Love at First Ignite

10 November 2016 Ricky French

Love at First Ignite

Photograph by James Braund

Here, in full, is everything I know about cars. 1) The coolest car in the world is, and always will be, Michael Knight’s artificially intelligent and virtually indestructible Pontiac Trans Am, KITT, from the 1980s TV series, Knight Rider. 2) Cars cost you a lot of money. The exception to this was my first car, quite possibly my first love.

My heart was captured by the price tag (suitors take note): $300 drive-away. I drove it away from Wellington Airport, having hardballed a nice, young family who were moving overseas and who – in a moment of disorganisation and scatter-brainedness that upstaged anything even I’m capable of – forgot to sell their car until the morning they left.

I loved that stupid car. A white, Mazda 323 station wagon with a perfectly good cassette player and a semi-working handbrake. It served me well. I drove it all around New Zealand and it didn’t miss a beat. The only issue was the doors. They were so eaten away with rust at the bottom that in winter I would need to plug them with those snake draught-stoppers to keep my legs from freezing.

If the car wasn’t my first love, then it was definitely my first child. But I wasn’t going to win any parent-of-the-year competition. I abandoned it when I moved to Australia; left it in untrustworthy hands, and we quickly lost contact.

My next car was a 1977 green Ford Cortina station wagon. She was quite something. Fat, heavy to the point of being practically immovable, she was from an age predating unleaded petrol, if you’ll believe it. In fact, she didn’t even have an iPod port. I named her Cindy, after a girl from high school who couldn’t stand me (I had a curiously accurate premonition this relationship was doomed from the outset). I drove her – along with all my belongings in the world – from Dad’s place in Kiama, NSW, to Melbourne, to start a new life with an old car.

Cindy didn’t adapt well to big city life. Bemused by trams and hook turns, squeezed out of Brunswick Street parking spots, she began drinking excessively. She always had a fondness for the bowser, but in Melbourne she hit the juice big time. Then I started smelling petrol as I drove. Then she caught fire. If you’ve never had flames start whipping up from under your bonnet and quickly engulf your car as you inch along Punt Road at 5pm, I can attest to it being one of life’s more notable experiences. I wasn’t entirely sure what to do, but I thought getting out of the burning car might be a good start. Cindy’s forward momentum, never anything much to get excited about, had now completely and permanently ceased, owing I expect to the fact her engine was being melted into black butter. I jumped out and made a dash for the kerb, then realised a very expensive vintage Ludwig snare drum* was on the back seat, so I rushed back, head down like I was approaching a helicopter, and performed a heroic rescue mission that I still think deserved some kind of formal recognition.

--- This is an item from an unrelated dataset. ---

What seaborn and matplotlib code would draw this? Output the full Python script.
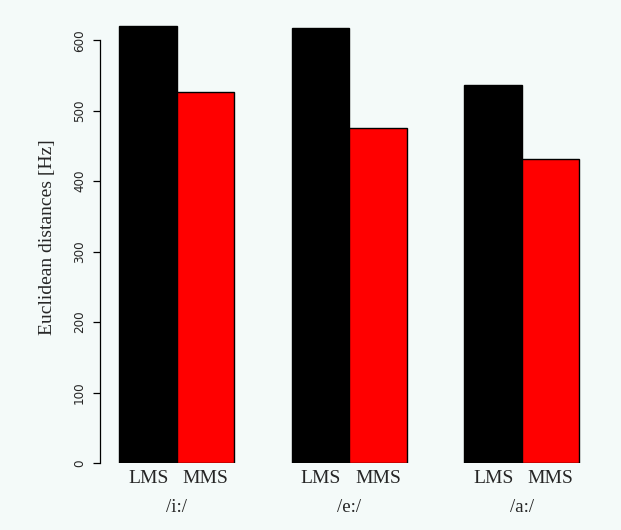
import matplotlib
matplotlib.use("Agg")
import matplotlib.pyplot as plt
import matplotlib.transforms as mtransforms
import seaborn as sns
import pandas as pd

vowels = ["/i:/", "/e:/", "/a:/"]
methods = ["LMS", "MMS"]
lms_values = [620, 618, 537]
mms_values = [526, 476, 432]
y_ticks = [0, 100, 200, 300, 400, 500, 600]

df = pd.DataFrame({
    "vowel": vowels * 2,
    "method": ["LMS"] * 3 + ["MMS"] * 3,
    "value": lms_values + mms_values,
})

sns.set_style("white")
bg = "#f4faf9"
fig = plt.figure(figsize=(6.21, 5.30), dpi=100, facecolor=bg)
ax = fig.add_axes([100/621, (530-463)/530, (597-100)/621, (463-12)/530])
ax.set_facecolor(bg)

sns.barplot(data=df, x="vowel", y="value", hue="method", order=vowels,
            hue_order=methods, palette={"LMS": "black", "MMS": "red"},
            width=2/3, edgecolor="black", linewidth=1, ax=ax, legend=False,
            errorbar=None, saturation=1)

ax.set_xlim(-0.446, 2.435)
ax.set_ylim(0, 640)

for s in ["top", "right", "bottom"]:
    ax.spines[s].set_visible(False)
ax.spines["left"].set_bounds(0, 600)
ax.spines["left"].set_color("black")
ax.spines["left"].set_linewidth(0.9)

ax.set_yticks(y_ticks)
ax.set_yticklabels([str(v) for v in y_ticks], rotation=90, va="center",
                   fontsize=9.5, family="DejaVu Sans", stretch="condensed")
ax.tick_params(axis="y", length=5, width=0.9, color="black", pad=5, left=True)

centers = sorted(p.get_x() + p.get_width() / 2 for p in ax.patches if p.get_width() > 0)
bar_labels = ["LMS" if c < round(c) else "MMS" for c in centers]
ax.set_xticks(centers)
ax.set_xticklabels(bar_labels, fontsize=14, family="Liberation Serif")
ax.tick_params(axis="x", length=0, pad=5, bottom=False)

trans = mtransforms.blended_transform_factory(ax.transData, fig.transFigure)
for i, v in enumerate(vowels):
    ax.text(i, (530-508)/530, v, transform=trans, ha="center", va="center",
            fontsize=13.5, family="Liberation Serif")

ax.set_xlabel("")
ax.set_ylabel("Euclidean distances [Hz]", fontsize=14, family="Liberation Serif",
              labelpad=12)

fig.savefig("out.png", dpi=100, facecolor=bg)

That was 10 years ago. I was briefly carless, as I would sheepishly admit to friends who casually asked, “Hey, did you ever get that fuel leak in the Cortina looked at?” But eventually I caved in and bought a very boring, normal car. I decided a boring car was exactly what I needed. Because although there are many things I can think of that would improve the experience of sitting in traffic, flames are not one.

A few years after abandoning my Mazda I found myself back in Wellington, where I glanced down a laneway and saw it. Same rego, same bumper stickers. I walked over, stroked the hood, patted the battered panels and said a few words. I really did love that stupid car.

*Actually a cheap PowerBeat, but this is my column.